Le Grand défi des entreprises pour la planète, cofondé par Virginie Raisson-Victor, géopolitologue et prospectiviste, et Jérôme Cohen, président fondateur d’Engage, a fait travailler pendant plus d’un an une centaine de délégués – des dirigeants, des salariés et des actionnaires d’entreprises – pour aboutir à une liste de 100 propositions visant à enclencher la bascule écologique des entreprises françaises. Techniques de l’ingénieur revient avec Virginie Raisson-Victor sur l’aboutissement d’un long processus qui propose des mesures internes, transversales et externes à l’entreprise.
Techniques de l’ingénieur : Pourquoi avoir lancé ce Grand défi et comment s’est-il déroulé ?
Virginie Raisson-Victor : Au départ avec Jérôme Cohen, nous voulions accélérer la transition des entreprises pour que leurs activités rentrent dans les limites planétaires. L’activité des entreprises doit être positive sur le plan économique, mais non destructrice de la nature.
On a tiré au sort 120 000 entreprises, puis retenu 100 délégués. Parmi eux : des dirigeants, des salariés et des actionnaires. Ils ont travaillé pendant 12 mois au cours de 6 sessions pour élaborer 100 propositions visant à accélérer la transition écologique de l’économie. Suite à la présentation de ces propositions au CESE[1] qui a eu lieu le 9 février 2023, les délégués deviendront des ambassadeurs au sein de leurs entreprises et de leurs réseaux.
Comment pousser les entreprises à s’emparer de ces propositions ?
La première chose que nous avons faite est d’associer les parties prenantes du processus en amont de notre travail. On a commencé par y associer une communauté : on a plus d’une centaine de partenaires institutionnels et associatifs, des réseaux d’entreprises, des réseaux étudiants, la CFDT, des collectifs de salariés, des associations écologistes comme le WWF, des collectivités territoriales et des entreprises marraines. Cela va d’Entreprises pour l’Environnement qui représente des entreprises du CAC 40 au Mouvement Impact France qui a une vision plus radicale sur le sujet.

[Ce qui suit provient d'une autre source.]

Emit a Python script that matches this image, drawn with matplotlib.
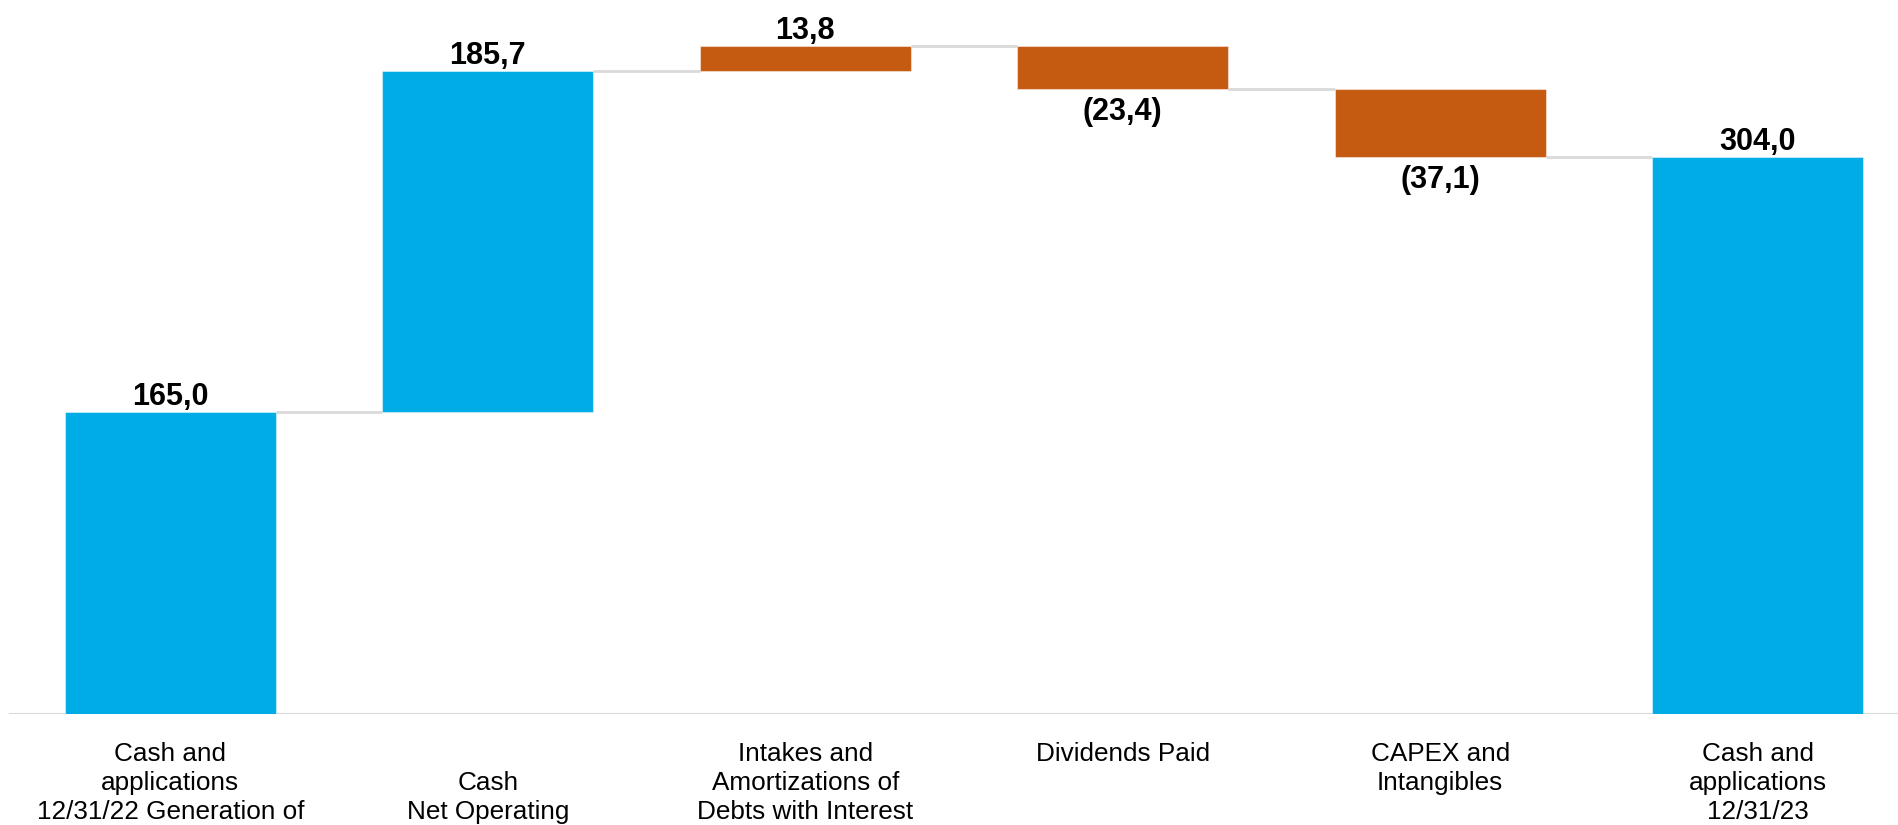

L’idée est que chacun de ces partenaires s’empare des propositions et les porte à débat ou à présentation dans ses structures. On ira nous-mêmes porter ces propositions auprès des élus, des pouvoirs publics et du gouvernement.
Comment classez-vous vos propositions ?
Il y a onze catégories de propositions qui englobent l’ensemble de la chaîne de valeur de l’entreprise et proposent un parcours de transformation. On aborde sa gouvernance, l’engagement des acteurs de l’entreprise dans ce processus et le financement de la transition. On s’intéresse à son outil de production, que cela concerne le site, les approvisionnements, et la production elle-même. Ensuite, il y a des volets sur l’emballage du produit, le suivi de la distribution, la communication, la comptabilité et la rémunération.
Plusieurs propositions sont directement applicables par les entreprises. D’autres s’adressent davantage aux collectivités territoriales, aux pouvoirs publics ou à l’État. Il s’agit de mesures d’accompagnement et éventuellement de modifications réglementaires, sans lesquelles les entreprises ne pourront pas lancer certains aspects de la transition.
Quelles sont les propositions que vous jugez prioritaires ?
J’affectionne particulièrement les solutions éprouvées et qui fonctionnent. Par exemple, je suis membre de comités de mission. Je trouve que c’est remarquable comme outil pour entamer un parcours durable et suivi dans la durée. Quand on devient entreprise à mission, on a une raison d’être. On est obligé de trouver son lien avec l’intérêt général. On replace donc l’intérêt général dans l’entreprise. Ensuite, on associe des missions à la raison d’être. On se donne des objectifs et une grille d’indicateurs pour suivre la trajectoire. Le comité de mission est là en accompagnement et en surveillance de cette évolution.
J’aime aussi l’objectif de mettre en place la comptabilité en triple capital à l’horizon 2030 [qui ajoute la performance sociale et la performance environnementale à la performance économique, ndlr]. Elle donne une valeur à ce qui aujourd’hui n’en a pas assez : la valeur humaine et environnementale. Actuellement, le prix d’un produit ou d’un service ne répercute pas la valeur environnementale ou sociale. Il répercute éventuellement la spéculation sur sa rareté. À partir du moment où l’on donne une valeur aux ressources ou au processus qui a permis de réduire son empreinte écologique, on reclasse les priorités. Dès lors, on définit un prix qui est plus compatible avec une économie écologiquement et socialement durable.